Karis Courey, Booz Allen Hamilton; Stephen Gerrells, Booz Allen Hamilton; Michael Moniger, Booz Allen Hamilton; Aubrey Shields, Booz Allen Hamilton; Karen Phumisithikul, Booz Allen Hamilton
Keywords: LLMs, Space Domain Awareness, SDA, Space Battle Management, SBM, Multi-Agent Systems, Agentic Architectures, Orbital Data Analysis, Publicly Available Information, PAI, Multimodal Data Fusion, AI, Machine Learning, Anomaly Detection, RAG, NLP
Abstract:
Introduction
With a surge in satellite launches and an increasing risk of collisions and debris generation, effective space domain awareness (SDA) and space battle management (SBM) are crucial for ensuring sustainability of space operations.
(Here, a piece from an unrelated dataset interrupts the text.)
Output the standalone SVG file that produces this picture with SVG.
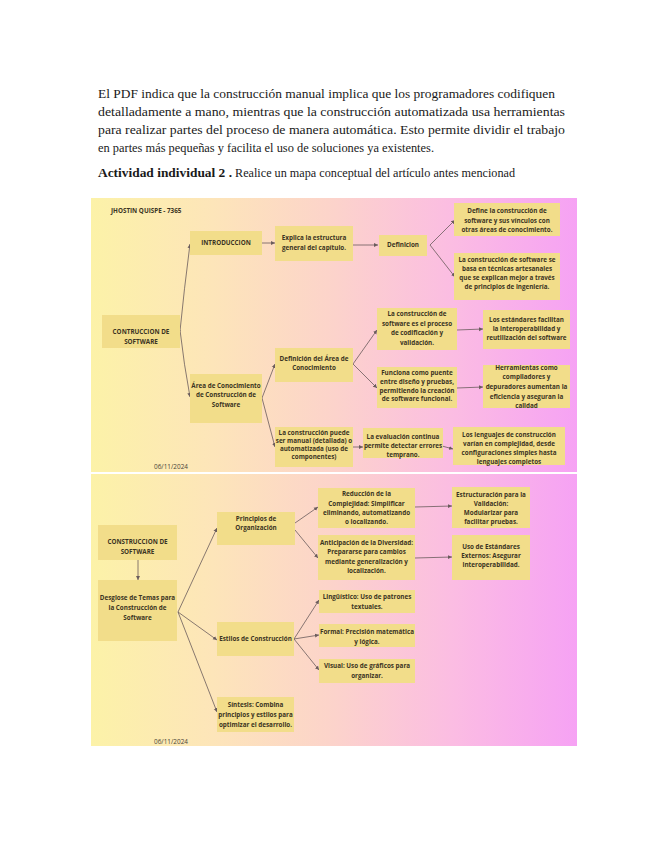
<svg xmlns="http://www.w3.org/2000/svg" width="655" height="848" viewBox="0 0 655 848">
<style>
.p{font-family:"Liberation Serif","DejaVu Serif",serif;font-size:13.5px;fill:#1a1a1a}
.pb{font-weight:bold}
.b{fill:#f2dd8a}
.t{font-family:"Open Sans","DejaVu Sans",sans-serif;font-size:6.3px;font-weight:700;fill:#3b3423;text-anchor:middle}
.d{font-family:"Open Sans","DejaVu Sans",sans-serif;font-size:6.4px;fill:#4a4438;text-anchor:middle}
.c{fill:none;stroke:#6a5c5c;stroke-width:0.8}
.a{marker-end:url(#ah)}
</style>
<defs>
<linearGradient id="bg" x1="0" y1="0" x2="1" y2="0">
<stop offset="0" stop-color="#fcf2a8"/>
<stop offset="0.25" stop-color="#fde5b9"/>
<stop offset="0.5" stop-color="#fcd3cb"/>
<stop offset="0.75" stop-color="#fbbce3"/>
<stop offset="1" stop-color="#f6a2f4"/>
</linearGradient>
<marker id="ah" markerWidth="5" markerHeight="5" refX="4" refY="2.5" orient="auto" markerUnits="userSpaceOnUse">
<path d="M0,0.5 L4,2.5 L0,4.5 Z" fill="#6a5c5c"/>
</marker>
</defs>
<rect width="655" height="848" fill="#ffffff"/>
<g id="paragraph">
<text class="p" x="98" y="98" textLength="457" lengthAdjust="spacingAndGlyphs">El PDF indica que la construcción manual implica que los programadores codifiquen</text>
<text class="p" x="98" y="116" textLength="467" lengthAdjust="spacingAndGlyphs">detalladamente a mano, mientras que la construcción automatizada usa herramientas</text>
<text class="p" x="98" y="134" textLength="467" lengthAdjust="spacingAndGlyphs">para realizar partes del proceso de manera automática. Esto permite dividir el trabajo</text>
<text class="p" x="98" y="152" textLength="336" lengthAdjust="spacingAndGlyphs">en partes más pequeñas y facilita el uso de soluciones ya existentes.</text>
<text class="p pb" x="98" y="177" textLength="134" lengthAdjust="spacingAndGlyphs">Actividad individual 2 .</text>
<text class="p" x="235" y="177" textLength="280" lengthAdjust="spacingAndGlyphs">Realice un mapa conceptual del artículo antes mencionad</text>
</g>
<rect x="91" y="198" width="486" height="274" fill="url(#bg)"/>
<rect x="91" y="474" width="486" height="272" fill="url(#bg)"/>
<text class="t" x="111" y="213" style="text-anchor:start">JHOSTIN QUISPE - 7365</text>
<text class="d" x="171" y="469">06/11/2024</text>
<text class="d" x="171" y="744">06/11/2024</text>
<g id="connectors">
<path class="c a" d="M180,331 Q184,290 190,244"/>
<path class="c a" d="M180,330 Q184,365 190,397"/>
<path class="c a" d="M262,243 L275,243"/>
<path class="c a" d="M353,245 L378,245"/>
<path class="c a" d="M430,245 L455,220"/>
<path class="c a" d="M430,245 L455,277"/>
<path class="c a" d="M262,398 L275,364"/>
<path class="c a" d="M262,398 L275,447"/>
<path class="c a" d="M353,364 L377,330"/>
<path class="c a" d="M353,364 L377,388"/>
<path class="c a" d="M457,330 L483,329"/>
<path class="c a" d="M457,388 L483,387"/>
<path class="c a" d="M353,447 L363,447"/>
<path class="c a" d="M442,446 L453,449"/>
<path class="c a" d="M138,560 L138,580"/>
<path class="c a" d="M178,612 L217,528"/>
<path class="c a" d="M178,612 L217,640"/>
<path class="c a" d="M178,612 L217,712"/>
<path class="c a" d="M295,523 L318,507"/>
<path class="c a" d="M295,530 L318,558"/>
<path class="c a" d="M294,639 L319,600"/>
<path class="c a" d="M294,639 L319,635"/>
<path class="c a" d="M294,639 L319,670"/>
<path class="c a" d="M415,507 L452,506"/>
<path class="c a" d="M415,558 L452,557"/>
</g>
<g id="n1"><rect class="b" x="190" y="231" width="72" height="24"/><text class="t" x="226" y="245">INTRODUCCION</text></g>
<g id="n2"><rect class="b" x="275" y="226" width="78" height="35"/><text class="t" x="314" y="240">Explica la estructura</text><text class="t" x="314" y="250">general del capítulo.</text></g>
<g id="n3"><rect class="b" x="379" y="235" width="48" height="21"/><text class="t" x="403" y="247">Definicion</text></g>
<g id="n4"><rect class="b" x="454" y="203" width="106" height="33"/><text class="t" x="507" y="213">Define la construcción de</text><text class="t" x="507" y="223">software y sus vínculos con</text><text class="t" x="507" y="232">otras áreas de conocimiento.</text></g>
<g id="n5"><rect class="b" x="454" y="253" width="106" height="47"/><text class="t" x="507" y="262">La construcción de software se</text><text class="t" x="507" y="271">basa en técnicas artesanales</text><text class="t" x="507" y="280">que se explican mejor a través</text><text class="t" x="507" y="289">de principios de ingeniería.</text></g>
<g id="n6"><rect class="b" x="102" y="315" width="78" height="33"/><text class="t" x="141" y="334">CONTRUCCION DE</text><text class="t" x="141" y="344">SOFTWARE</text></g>
<g id="n7"><rect class="b" x="190" y="374" width="72" height="49"/><text class="t" x="226" y="388">Área de Conocimiento</text><text class="t" x="226" y="397">de Construcción de</text><text class="t" x="226" y="407">Software</text></g>
<g id="n8"><rect class="b" x="275" y="348" width="78" height="34"/><text class="t" x="314" y="361">Definición del Área de</text><text class="t" x="314" y="370">Conocimiento</text></g>
<g id="n9"><rect class="b" x="275" y="427" width="78" height="40"/><text class="t" x="314" y="435">La construcción puede</text><text class="t" x="314" y="443">ser manual (detallada) o</text><text class="t" x="314" y="451">automatizada (uso de</text><text class="t" x="314" y="459">componentes)</text></g>
<g id="n10"><rect class="b" x="377" y="308" width="80" height="42"/><text class="t" x="417" y="316">La construcción de</text><text class="t" x="417" y="326">software es el proceso</text><text class="t" x="417" y="335">de codificación y</text><text class="t" x="417" y="345">validación.</text></g>
<g id="n11"><rect class="b" x="377" y="367" width="80" height="41"/><text class="t" x="417" y="375">Funciona como puente</text><text class="t" x="417" y="384">entre diseño y pruebas,</text><text class="t" x="417" y="393">permitiendo la creación</text><text class="t" x="417" y="401">de software funcional.</text></g>
<g id="n12"><rect class="b" x="483" y="310" width="87" height="39"/><text class="t" x="526.5" y="322">Los estándares facilitan</text><text class="t" x="526.5" y="331">la interoperabilidad y</text><text class="t" x="526.5" y="340">reutilización del software</text></g>
<g id="n13"><rect class="b" x="483" y="365" width="87" height="43"/><text class="t" x="526.5" y="370">Herramientas como</text><text class="t" x="526.5" y="379">compiladores y</text><text class="t" x="526.5" y="389">depuradores aumentan la</text><text class="t" x="526.5" y="399">eficiencia y aseguran la</text><text class="t" x="526.5" y="408">calidad</text></g>
<g id="n14"><rect class="b" x="363" y="428" width="80" height="30"/><text class="t" x="403" y="439">La evaluación continua</text><text class="t" x="403" y="448">permite detectar errores</text><text class="t" x="403" y="457">temprano.</text></g>
<g id="n15"><rect class="b" x="453" y="427" width="112" height="38"/><text class="t" x="509" y="437">Los lenguajes de construcción</text><text class="t" x="509" y="446">varían en complejidad, desde</text><text class="t" x="509" y="455">configuraciones simples hasta</text><text class="t" x="509" y="464">lenguajes completos</text></g>
<g id="m1"><rect class="b" x="98" y="525" width="79" height="35"/><text class="t" x="137.5" y="544">CONSTRUCCION DE</text><text class="t" x="137.5" y="554">SOFTWARE</text></g>
<g id="m2"><rect class="b" x="98" y="580" width="79" height="61"/><text class="t" x="137.5" y="600">Desglose de Temas para</text><text class="t" x="137.5" y="610">la Construcción de</text><text class="t" x="137.5" y="620">Software</text></g>
<g id="m3"><rect class="b" x="217" y="512" width="78" height="33"/><text class="t" x="256" y="521">Principios de</text><text class="t" x="256" y="530">Organización</text></g>
<g id="m4"><rect class="b" x="217" y="622" width="77" height="34"/><text class="t" x="255.5" y="641">Estilos de Construcción</text></g>
<g id="m5"><rect class="b" x="217" y="697" width="77" height="35"/><text class="t" x="255.5" y="707">Síntesis: Combina</text><text class="t" x="255.5" y="717">principios y estilos para</text><text class="t" x="255.5" y="727">optimizar el desarrollo.</text></g>
<g id="m6"><rect class="b" x="318" y="488" width="97" height="40"/><text class="t" x="366.5" y="496">Reducción de la</text><text class="t" x="366.5" y="506">Complejidad: Simplificar</text><text class="t" x="366.5" y="515">eliminando, automatizando</text><text class="t" x="366.5" y="524">o localizando.</text></g>
<g id="m7"><rect class="b" x="318" y="535" width="97" height="45"/><text class="t" x="366.5" y="545">Anticipación de la Diversidad:</text><text class="t" x="366.5" y="554">Prepararse para cambios</text><text class="t" x="366.5" y="564">mediante generalización y</text><text class="t" x="366.5" y="573">localización.</text></g>
<g id="m8"><rect class="b" x="452" y="487" width="78" height="41"/><text class="t" x="491" y="497">Estructuración para la</text><text class="t" x="491" y="506">Validación:</text><text class="t" x="491" y="515">Modularizar para</text><text class="t" x="491" y="524">facilitar pruebas.</text></g>
<g id="m9"><rect class="b" x="452" y="535" width="78" height="45"/><text class="t" x="491" y="549">Uso de Estándares</text><text class="t" x="491" y="558">Externos: Asegurar</text><text class="t" x="491" y="567">interoperabilidad.</text></g>
<g id="m10"><rect class="b" x="319" y="590" width="96" height="23"/><text class="t" x="367" y="599">Lingüístico: Uso de patrones</text><text class="t" x="367" y="609">textuales.</text></g>
<g id="m11"><rect class="b" x="319" y="624" width="96" height="23"/><text class="t" x="367" y="634">Formal: Precisión matemática</text><text class="t" x="367" y="644">y lógica.</text></g>
<g id="m12"><rect class="b" x="319" y="659" width="96" height="24"/><text class="t" x="367" y="668">Visual: Uso de gráficos para</text><text class="t" x="367" y="678">organizar.</text></g>
</svg>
Current methods often require specialized expertise, hindering accessibility and prompt analysis. This work introduces a conversational platform powered by Large Language Models (LLMs) to democratize access to satellite data and enhance collaborative decision-making in the space domain.
Approach & Results
The platform integrates a Retrieval Augmented Generation (RAG)-based LLM assistant, Luna, with a multi-user chat environment. Luna leverages a comprehensive knowledge base to respond to user queries in natural language. Meta’s No Language Left Behind (NLLB) is integrated for in-context translation of chat messages, fostering inclusivity and cross-language communication. This enables users to collaborate effectively, supporting faster and more informed decision making in critical situations, such as collision prediction, debris impact assessment, and closing kill chains.
Next Phase
With the ever-shifting space landscape, SBM, which requires rapid situational awareness, accurate threat assessment, and the ability to make time-critical decisions, has become a key focus area.
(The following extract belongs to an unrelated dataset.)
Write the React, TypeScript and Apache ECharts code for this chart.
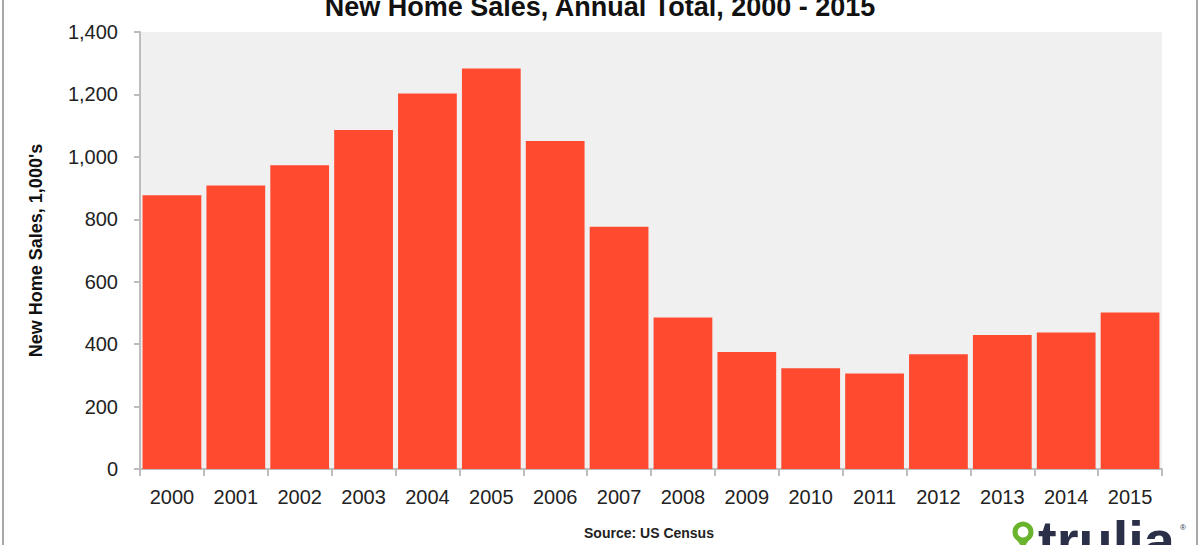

The next research phase focuses on developing networked LLM agents to enhance SBM by providing timely and accurate intelligence, automating data analysis, and facilitating collaborative decision-making among stakeholders. By leveraging multimodal data fusion and agentic architectures, this approach empowers users to effectively navigate the complexities of the evolving space environment and maintain a decisive advantage in space operations.
To achieve this, OrbAI and PubAI are incorporated in the Luna architecture.
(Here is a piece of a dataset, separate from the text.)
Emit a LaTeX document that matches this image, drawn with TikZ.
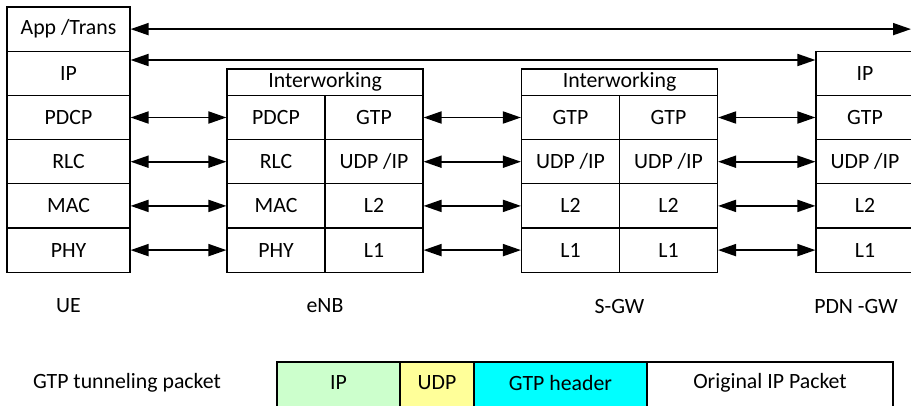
\documentclass[tikz,border=0pt]{standalone}
\usepackage{fontspec}
\setmainfont{Carlito}
\usetikzlibrary{arrows.meta}
\definecolor{pkgreen}{HTML}{CCFFCC}
\definecolor{pkyellow}{HTML}{FFFF99}
\definecolor{pkcyan}{HTML}{00FFFF}
\begin{document}
\begin{tikzpicture}[x=1pt,y=-1pt,
  every node/.style={font=\fontsize{21.8}{26}\selectfont},
  cell/.style={draw, line width=1.1pt, inner sep=0pt, minimum height=44.2pt},
  uecell/.style={cell, minimum width=123pt},
  ncell/.style={cell, minimum width=98pt},
  iwcell/.style={draw, line width=1.1pt, inner sep=0pt, minimum height=26.4pt, minimum width=196pt},
  arr/.style={line width=1.8pt, {Triangle[length=18pt,width=12pt]}-{Triangle[length=18pt,width=12pt]}},
  lbl/.style={inner sep=0pt},
  pkbox/.style={draw, line width=1.1pt}
]
\useasboundingbox (0,0) rectangle (911,405);
\clip (0,0) rectangle (911,405);
\fill[white] (0,0) rectangle (911,405);

% UE stack
\node[uecell] (ue0) at (68.5,29.1) {App /Trans};
\node[uecell] (ue1) at (68.5,73.3) {IP};
\node[uecell] (ue2) at (68.5,117.5) {PDCP};
\node[uecell] (ue3) at (68.5,161.7) {RLC};
\node[uecell] (ue4) at (68.5,205.9) {MAC};
\node[uecell] (ue5) at (68.5,250.1) {PHY};

% eNB
\node[iwcell] (eiw) at (325,82.2) {Interworking};
\node[ncell] (el2) at (276,117.5) {PDCP};
\node[ncell] (el3) at (276,161.7) {RLC};
\node[ncell] (el4) at (276,205.9) {MAC};
\node[ncell] (el5) at (276,250.1) {PHY};
\node[ncell] (er2) at (374,117.5) {GTP};
\node[ncell] (er3) at (374,161.7) {UDP /IP};
\node[ncell] (er4) at (374,205.9) {L2};
\node[ncell] (er5) at (374,250.1) {L1};

% S-GW
\node[iwcell] (siw) at (619.5,82.2) {Interworking};
\node[ncell] (sl2) at (570.5,117.5) {GTP};
\node[ncell] (sl3) at (570.5,161.7) {UDP /IP};
\node[ncell] (sl4) at (570.5,205.9) {L2};
\node[ncell] (sl5) at (570.5,250.1) {L1};
\node[ncell] (sr2) at (668.5,117.5) {GTP};
\node[ncell] (sr3) at (668.5,161.7) {UDP /IP};
\node[ncell] (sr4) at (668.5,205.9) {L2};
\node[ncell] (sr5) at (668.5,250.1) {L1};

% PDN-GW
\node[ncell] (p1) at (865,73.3) {IP};
\node[ncell] (p2) at (865,117.5) {GTP};
\node[ncell] (p3) at (865,161.7) {UDP /IP};
\node[ncell] (p4) at (865,205.9) {L2};
\node[ncell] (p5) at (865,250.1) {L1};

% peer arrows
\coordinate (append) at (911,29.1);
\coordinate (iplev) at (0,60);
\draw[arr] (ue0.east) -- (append);
\draw[arr] (ue1.east |- iplev) -- (p1.west |- iplev);
\foreach \i in {2,3,4,5}{
  \draw[arr] (ue\i.east) -- (el\i.west);
  \draw[arr] (er\i.east) -- (sl\i.west);
  \draw[arr] (sr\i.east) -- (p\i.west);
}

% labels
\node[lbl] (lue) at (68.5,306) {UE};
\node[lbl] (lenb) at (325,306) {eNB};
\node[lbl] (lsgw) at (619.5,306) {S-GW};
\node[lbl] (lpdn) at (856,306) {PDN -GW};

% GTP tunneling packet
\node[lbl] (pkl) at (127,383) {GTP tunneling packet};
\draw[pkbox, fill=pkgreen] (277,362) rectangle (400,420);
\draw[pkbox, fill=pkyellow] (400,362) rectangle (474,420);
\draw[pkbox, fill=pkcyan] (474,362) rectangle (647,420);
\draw[pkbox, fill=white] (647,362) rectangle (893,420);
\node[lbl] (pk1) at (338.5,383) {IP};
\node[lbl] (pk2) at (437,383) {UDP};
\node[lbl] (pk3) at (560.5,383) {GTP header};
\node[lbl] (pk4) at (770,383) {Original IP Packet};
\end{tikzpicture}
\end{document}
OrbAI ingests, analyzes, and performs anomaly detection of orbital data to provide contextual insights for space-based operations. It leverages multi-intelligence tipping, queuing, and sense-making techniques to automate data collection and analysis from space-based sensors.
PubAI synthesizes orbital analysis outputs with Publicly Available Information (PAI), utilizing LLMs to generate actionable insights and recommendations. It aggregates data from diverse sources like news websites, satellite databases, and other PAI to construct a holistic understanding of the space environment.
This novel architecture offers several key advantages over Luna alone:
Enhanced Autonomy and Adaptability: The architecture enhances autonomy and adaptability in responding to dynamic situations and new information. Agents can independently gather, process, and act upon information, enabling faster responses and more flexible decision-making.
Modular and Adaptable Design: The modular design of the architecture allows for scalability and maintainability. New agents or data sources can be seamlessly integrated, such as a space weather agent for forecasting solar activities to improve orbit determination. Its modular design enables integration and compatibility with existing systems, while its flexible structure allows for easy adaptation to evolving requirements.
Multimodal Data Fusion: By combining space-based data with PAI, the architecture provides a comprehensive understanding of the space domain. PubAI interacts with data sources such as Space-Track, while OrbAI focuses on orbital data and anomaly detection.
By harnessing the power of agentic architectures and multimodal data fusion, these agents ensure timely, accurate, and comprehensive information is available to key stakeholders, empowering them to make critical decisions in the dynamic space environment.
Date of Conference: September 16-19, 2025
Track: Machine Learning for SDA Applications